Offusqué, Chavez essaya de répondre, mais sa très grande altesse, Juan Carlos de Bourbon, le fustigea d’une réplique digne de ses prédécesseurs sur le trône durant la colonisation des Amériques : « Pourquoi tu ne la fermes pas ? » Bien des journaux ont amoindri la vulgarité du propos. La traduction exacte n’est pas « Pourquoi ne te tais tu pas ? » mais bien « Ferme-la ! »
Imaginons un très court instant, que lors d’une réunion politique, la Reine d’Angleterre, crache rageusement à un président français : « Pourquoi tu ne la fermes pas ? » de la même manière que l’a fait Juan Carlos à Hugo Chavez. Que se passerait-il dans l’opinion française ?
Hugo Chavez, a dit après le sommet ne pas avoir entendu l’ordre du Roi. Quoiqu’il en soit, lorsqu’il redemande la parole pour s’éclairer sur ses propos, la présidente chilienne lui refuse au motif qu’il avait déjà parlé et la donne au président Nicaraguayen Daniel Ortega. Celui-ci, dans un geste de solidarité propre à la nouvelle donne politique en Amérique Latine, offre de son temps de parole à son homologue vénézuélien qui résumera ses propos par la phrase de José Gervasio Artigas, « Avec la vérité, je n’offense ni crains personne ». Puis, Ortega reprendra la parole pour reprendre à son compte la critique des propos de Zapatero. Il critiquera fortement l’entreprise espagnole d’électricité Unión Fenosa, l’accusant même d’être une structure mafieuse. C’en est trop pour sa majesté Don Juan Carlos de Bourbon, peu habitué à cette intégration politique et à cette solidarité entre les pays latino-américain. Il quittera la réunion et n’assistera pas à la clôture officielle de l’évènement malgré les efforts de la présidente chilienne pour le faire revenir. Ce n’est donc pas à cause de Chavez que le Roi s’est enfui mais en écoutant un discours du président nicaraguayen mettant en cause les pratiques néo-coloniales des entreprises espagnoles en Amérique du Sud. La République de Cuba, par la voix de Carlos Lage, se chargera de conclure cette discussion en réaffirmant sa totale solidarité avec les présidents du Nicaragua et du Venezuela.
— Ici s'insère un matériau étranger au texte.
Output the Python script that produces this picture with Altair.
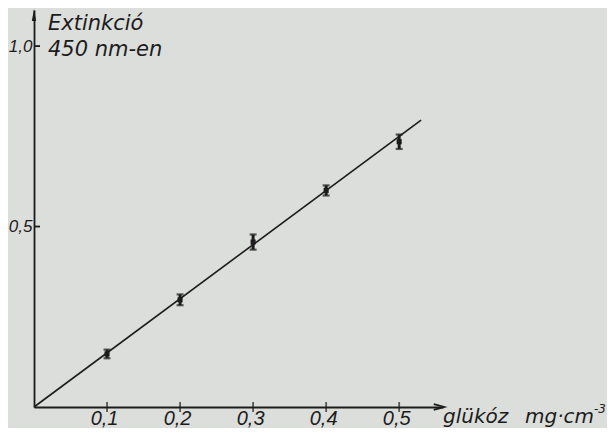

Alors, Chavez impertinent et impulsif ? Ou en totale cohérence avec la proposition d’intégration et la nouvelle donne politique en Amérique Latine ? Pourquoi les grandes entreprises de communication se sont-elle livrées à ce collage médiatique pour une fois de plus discréditer le président vénézuélien ?
A la sortie du sommet ibéro-américain, les présidents Correa (Equateur), Morales (Bolivie), Ortega (Nicaragua), Chavez (Venezuela) et le vice-président cubain Carlos Lage se sont rendus à une concentration de 50.000 personnes en soutien à leur vision politique et sociale commune (et non pas 3000 personnes comme certains media l’ont laissé entendre). Le lieu de la concentration était hautement symbolique : le Stade National du Chili, ce même stade où les « facteurs externes sans importances » de Zapatero avaient fait taire dans le sang l’espérance démocratique du Peuple chilien.
En revanche, personne ne s’est réunit pour manifester un quelconque soutien à sa majesté don Juan Carlos de Bourbon.